Having burned entirely through the slick oil of earthly attachments, the old king reaches the charred end of his wick. He flickers in the dark and goes out, exactly like the pale, struggling flame of a lamp facing the overwhelming, obliterating light of dawn. The genius of the simile lies in its quiet inevitability. Daśaratha does not die in a glorious storm of tragic violence; he simply runs out of fuel. The kingdom’s new dawn obliterates the small, exhausted flame of a man who traded his life for a promise. The war in Laṅkā screams with brass and blood, but the truest devastation happens in the total silence of a dying lamp.

The mechanics of power remain eternally brutal, constantly demanding the sacrifice of the personal upon the altar of the political. We still bind ourselves to impossible promises that tear our lives apart, mistaking stubbornness for honor, and pride for duty. The wilderness is never truly an external geography. It operates as the dark space we enter the precise moment we strip away the protective silks of our given lives and face the raw consequences of our loyalties. Sītā’s sudden abduction, Rāma’s relentless march across the raging sea, the burning of a towering demon city—all of it functions as the agonizing labor required to reclaim what slips away in a single moment of weakness.

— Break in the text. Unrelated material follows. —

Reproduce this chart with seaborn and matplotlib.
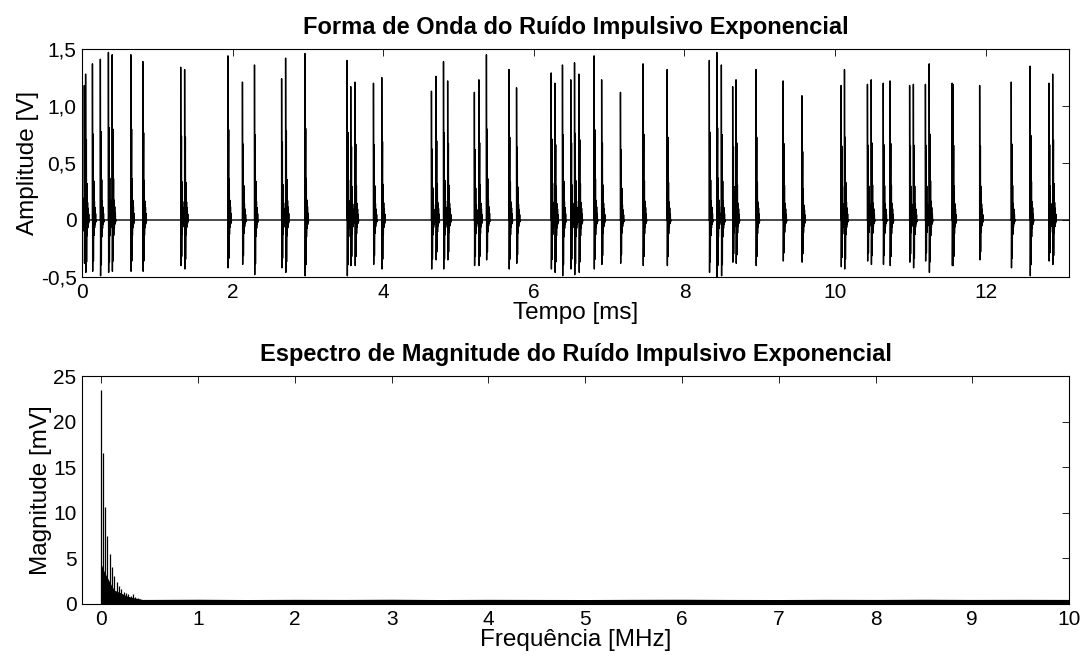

Yet, what is rescued rarely matches exactly what was taken. The fire that burns down an empire also burns the gentle innocence out of love. We build impossible bridges across unfathomable waters, we slaughter our personal demons, and we stand victorious in the settling ashes of our enemies. But we are always left staring at the people we love through a thick veil of smoke, wondering exactly how much of ourselves we had to destroy to get them back.